◆ **REQUIREMENT**
Retype every line from the start of the data down to and including the line with "from bokeh.resources import INLINE". Skip the pictures.

** Begin TASK DATA **

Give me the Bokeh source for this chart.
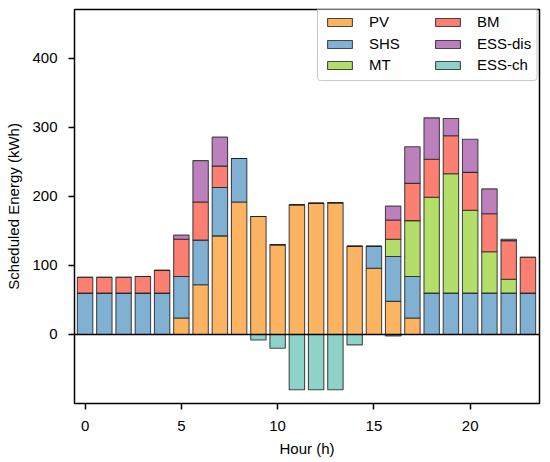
from bokeh.plotting import figure
from bokeh.models import (ColumnDataSource, FixedTicker, Legend, LegendItem, Span, Range1d,
                          BoxAnnotation)
from bokeh.embed import file_html
from bokeh.resources import INLINE

hours = list(range(24))
PV      = [0, 0, 0, 0, 0, 24, 72, 143, 192, 171, 130, 188, 190, 191, 128, 96, 48, 24, 0, 0, 0, 0, 0, 0]
SHS     = [60, 60, 60, 60, 60, 60, 65, 70, 63, 0, 0, 0, 0, 0, 0, 32, 65, 60, 60, 60, 60, 60, 60, 60]
MT      = [0, 0, 0, 0, 0, 0, 0, 0, 0, 0, 0, 0, 0, 0, 0, 0, 25, 81, 139, 173, 120, 60, 20, 0]
BM      = [23, 23, 23, 24, 33, 54, 55, 31, 0, 0, 0, 0, 0, 0, 0, 0, 28, 54, 55, 55, 55, 55, 56, 52]
ESS_dis = [0, 0, 0, 0, 0, 6, 60, 42, 0, 0, 0, 0, 0, 0, 0, 0, 20, 53, 60, 25, 48, 36, 2, 0]
ESS_ch  = [0, 0, 0, 0, 0, 0, 0, 0, 0, -8, -20, -80, -80, -80, -15, 0, -2, 0, 0, 0, 0, 0, 0, 0]

names = ["PV", "SHS", "MT", "BM", "ESS-dis"]
colors = ["#FDB462", "#80B1D3", "#B3DE69", "#FB8072", "#BC80BD"]
ch_color = "#8DD3C7"

src = ColumnDataSource(dict(hour=hours, PV=PV, SHS=SHS, MT=MT, BM=BM, **{"ESS-dis": ESS_dis}, ch=ESS_ch,
                            zero=[0] * 24))

p = figure(width=550, height=462, output_backend="svg", toolbar_location=None,
           x_range=Range1d(-0.55, 23.6), y_range=Range1d(-100, 471),
           min_border_left=74, min_border_right=11, min_border_top=9, min_border_bottom=59)

renderers = p.vbar_stack(names, x="hour", width=0.8, source=src, color=colors,
                         line_color="#222222", line_alpha=0.8, line_width=1.1)
ch_r = p.vbar(x="hour", top="zero", bottom="ch", width=0.8, source=src, fill_color=ch_color,
              line_color="#222222", line_alpha=0.8, line_width=1.1)

p.add_layout(Span(location=0, dimension="width", line_color="black", line_width=1.6))

# legend frame (two columns x three rows share one box)
p.add_layout(BoxAnnotation(left=12.07, right=23.47, top=480, bottom=368,
                           fill_color="white", fill_alpha=0.9,
                           line_color="#c8c8c8", line_width=1, line_alpha=1,
                           border_radius=3, level="annotation"))

all_r = list(renderers) + [ch_r]
all_n = names + ["ESS-ch"]

col_x = [250, 358]
row_y = [373, 351, 330]
for i, (n, r) in enumerate(zip(all_n, all_r)):
    col, row = divmod(i, 3)
    p.add_layout(Legend(items=[LegendItem(label=n, renderers=[r])],
                        location=(col_x[col], row_y[row]), orientation="vertical",
                        label_text_font="Liberation Sans", label_text_font_size="15px",
                        label_text_color="black",
                        glyph_width=31, glyph_height=10, label_height=17, spacing=0,
                        padding=0, margin=0, border_line_color=None,
                        background_fill_alpha=0, label_standoff=14,
                        item_background_fill_alpha=0))

p.grid.visible = False
p.outline_line_color = "black"
p.outline_line_width = 1.5
p.background_fill_color = "white"

for ax in (p.xaxis[0], p.yaxis[0]):
    ax.axis_line_color = None
    ax.major_tick_line_color = "black"
    ax.major_tick_line_width = 1.5
    ax.major_tick_out = 6
    ax.major_tick_in = 0
    ax.minor_tick_line_color = None
    ax.major_label_text_font = "Liberation Sans"
    ax.major_label_text_font_size = "15px"
    ax.major_label_text_color = "black"
    ax.axis_label_text_font = "Liberation Sans"
    ax.axis_label_text_font_size = "15px"
    ax.axis_label_text_font_style = "normal"
    ax.axis_label_text_color = "black"

p.xaxis.ticker = FixedTicker(ticks=[0, 5, 10, 15, 20])
p.yaxis.ticker = FixedTicker(ticks=[0, 100, 200, 300, 400])
p.xaxis.axis_label = "Hour (h)"
p.yaxis.axis_label = "Scheduled Energy (kWh)"
p.xaxis.major_label_standoff = 11
p.yaxis.major_label_standoff = 11
p.xaxis.axis_label_standoff = 6
p.yaxis.axis_label_standoff = 7

open("out.html", "w").write(file_html(p, INLINE))
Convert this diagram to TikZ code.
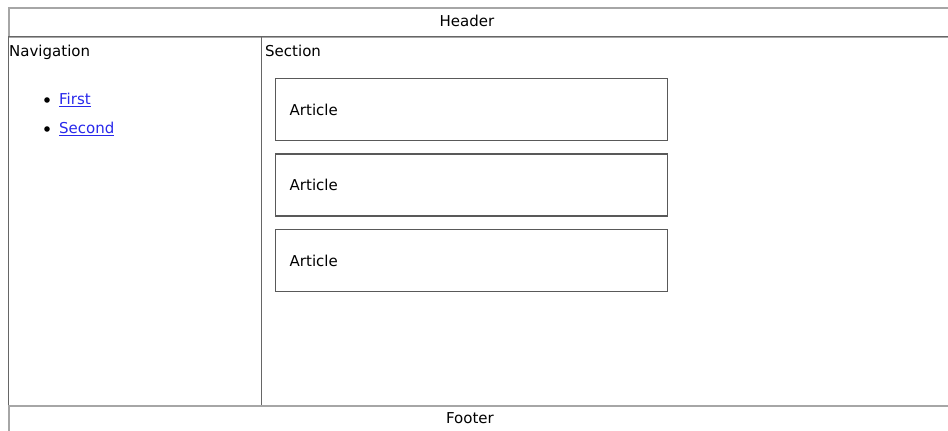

** End TASK DATA **

◆ **RESPONSE TO THIS TASK**
Give me the Bokeh source for this chart.
from bokeh.plotting import figure
from bokeh.models import (ColumnDataSource, FixedTicker, Legend, LegendItem, Span, Range1d,
                          BoxAnnotation)
from bokeh.embed import file_html
from bokeh.resources import INLINE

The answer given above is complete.